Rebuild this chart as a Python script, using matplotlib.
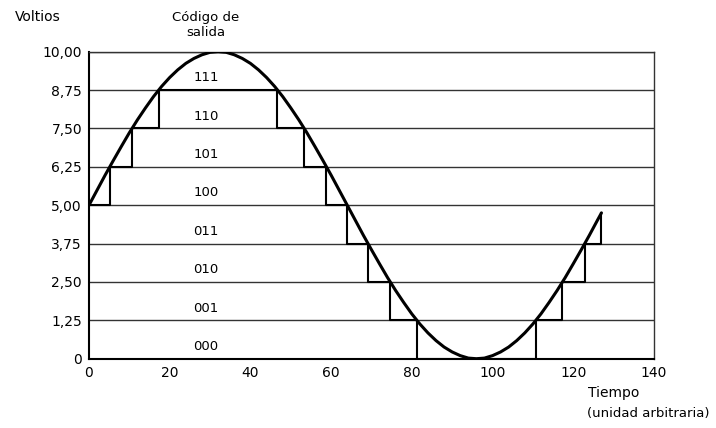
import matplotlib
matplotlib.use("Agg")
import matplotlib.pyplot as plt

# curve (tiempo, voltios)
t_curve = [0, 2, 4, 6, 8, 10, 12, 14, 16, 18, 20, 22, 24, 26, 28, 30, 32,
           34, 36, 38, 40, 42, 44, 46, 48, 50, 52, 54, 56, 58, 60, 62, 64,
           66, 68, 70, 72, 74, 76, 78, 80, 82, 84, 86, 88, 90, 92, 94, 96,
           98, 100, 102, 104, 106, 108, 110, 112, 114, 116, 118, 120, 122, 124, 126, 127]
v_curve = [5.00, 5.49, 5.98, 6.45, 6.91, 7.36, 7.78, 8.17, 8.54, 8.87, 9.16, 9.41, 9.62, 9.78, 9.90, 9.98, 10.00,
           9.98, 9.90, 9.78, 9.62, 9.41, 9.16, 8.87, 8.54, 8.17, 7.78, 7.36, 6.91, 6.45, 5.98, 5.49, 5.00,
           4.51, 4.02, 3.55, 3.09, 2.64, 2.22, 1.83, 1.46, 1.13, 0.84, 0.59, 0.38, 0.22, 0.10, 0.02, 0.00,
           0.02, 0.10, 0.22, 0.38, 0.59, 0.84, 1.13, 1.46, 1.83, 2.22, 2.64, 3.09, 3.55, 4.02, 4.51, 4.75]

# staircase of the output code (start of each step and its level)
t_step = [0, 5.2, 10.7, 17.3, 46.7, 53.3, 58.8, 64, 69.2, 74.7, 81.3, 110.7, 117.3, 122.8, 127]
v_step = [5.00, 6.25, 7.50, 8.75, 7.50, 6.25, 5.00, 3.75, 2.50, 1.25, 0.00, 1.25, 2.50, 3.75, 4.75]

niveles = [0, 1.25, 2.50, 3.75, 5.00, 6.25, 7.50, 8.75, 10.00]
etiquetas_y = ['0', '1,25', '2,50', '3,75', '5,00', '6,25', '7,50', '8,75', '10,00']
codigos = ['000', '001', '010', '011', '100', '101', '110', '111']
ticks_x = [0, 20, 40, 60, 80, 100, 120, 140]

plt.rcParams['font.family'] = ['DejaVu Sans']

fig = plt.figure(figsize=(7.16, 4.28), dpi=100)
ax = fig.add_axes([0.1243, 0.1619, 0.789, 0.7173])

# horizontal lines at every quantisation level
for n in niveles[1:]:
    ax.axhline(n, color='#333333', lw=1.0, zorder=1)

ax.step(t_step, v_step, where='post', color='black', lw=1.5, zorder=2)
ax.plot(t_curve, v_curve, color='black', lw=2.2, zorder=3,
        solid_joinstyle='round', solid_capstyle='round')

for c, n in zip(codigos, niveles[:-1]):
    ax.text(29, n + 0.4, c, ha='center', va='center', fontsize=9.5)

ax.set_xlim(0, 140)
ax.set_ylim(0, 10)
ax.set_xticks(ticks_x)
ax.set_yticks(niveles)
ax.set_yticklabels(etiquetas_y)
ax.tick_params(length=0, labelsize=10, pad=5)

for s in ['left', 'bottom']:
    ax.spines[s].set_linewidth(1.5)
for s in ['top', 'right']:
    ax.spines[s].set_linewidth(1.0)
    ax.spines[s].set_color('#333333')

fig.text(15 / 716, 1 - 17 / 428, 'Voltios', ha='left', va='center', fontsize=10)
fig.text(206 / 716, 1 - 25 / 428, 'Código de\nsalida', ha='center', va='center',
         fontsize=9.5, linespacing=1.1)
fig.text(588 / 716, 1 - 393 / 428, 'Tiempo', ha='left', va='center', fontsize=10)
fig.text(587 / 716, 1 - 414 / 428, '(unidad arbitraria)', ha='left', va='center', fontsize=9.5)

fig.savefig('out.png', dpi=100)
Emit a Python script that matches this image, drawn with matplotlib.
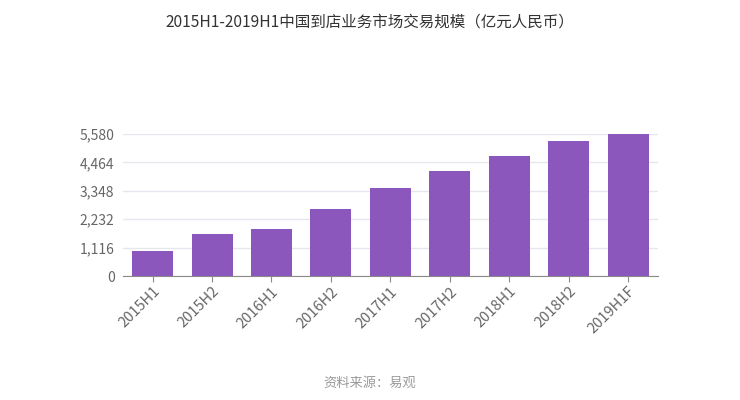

=== GIVEN TASK ===
Scan the data above and copy every line with "this" in it.

=== COMPLETE RESPONSE ===
Rebuild this chart as a Python script, using matplotlib.
Emit a Python script that matches this image, drawn with matplotlib.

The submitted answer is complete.